State news agency Khovar reported on November 10 that Tajik and Russian law enforcement officers jointly detained the suspect. Officials have said the killing took place on the grounds of the Russian military base in the capital, Dushanbe.
The Russian Defense Ministry is dispatching a Central Military District commission to investigate the circumstances that led to the suspected killing.
Khovar named the suspect as Ivan Scherbakov, a senior lieutenant with the 201st Russian military base, and the victim as Shoira Jabborova.
Scherbakov told investigators that he had no memory of the events of which he stands accused as he was heavily intoxicated at the time, Khovar reported.
Tajikistan’s Foreign Ministry summoned the Russian ambassador in Dushanbe to express its concern over the case.

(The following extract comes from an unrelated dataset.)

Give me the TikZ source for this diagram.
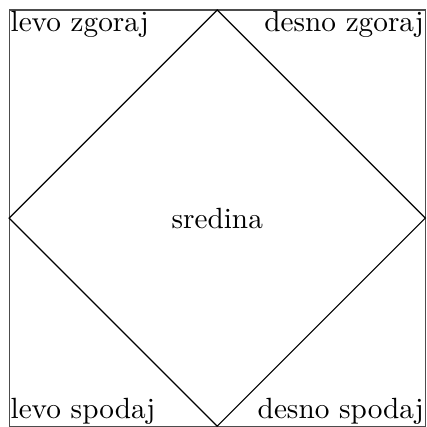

“In the meeting, the ambassador was informed that these events are not in conformity with the spirit of traditional friendship and strategic partnership between our two nations,” the ministry said in an emailed statement.
The Foreign Ministry said it demanded that Russia objectively assess the incident and take necessary measures to avoid such acts being committed by Russian military personnel.
The fate of the accused will be watched closely, since murders committed by Russian soldiers have in the past led — not only in Tajikistan — to disputes about jurisdiction.
In August 2014, two Russian soldiers slashed the throat of a taxi driver in Tajikistan and later dumped his body near a lake. After they were arrested, Fyodor Basimov and Ildar Sakhapov, were transferred to Moscow for psychological evaluation, a move that stoked concerns with the victim’s family that the Russian military were trying to spare the killers facing justice in Tajikistan.
Basimov and Sakhapov were, however, subsequently returned to Tajikistan and eventually received jail sentences of 17 years and 13 years respectively.
Even greater controversy was sparked in Armenia, where Russian solider Valery Permyakov in January murdered seven members of a local family, including a six-month old baby. After much wrangling between Moscow and Yerevan, the solider was ultimately transferred to the Armenian legal system, although he has also faced separate trials before a Russian military court.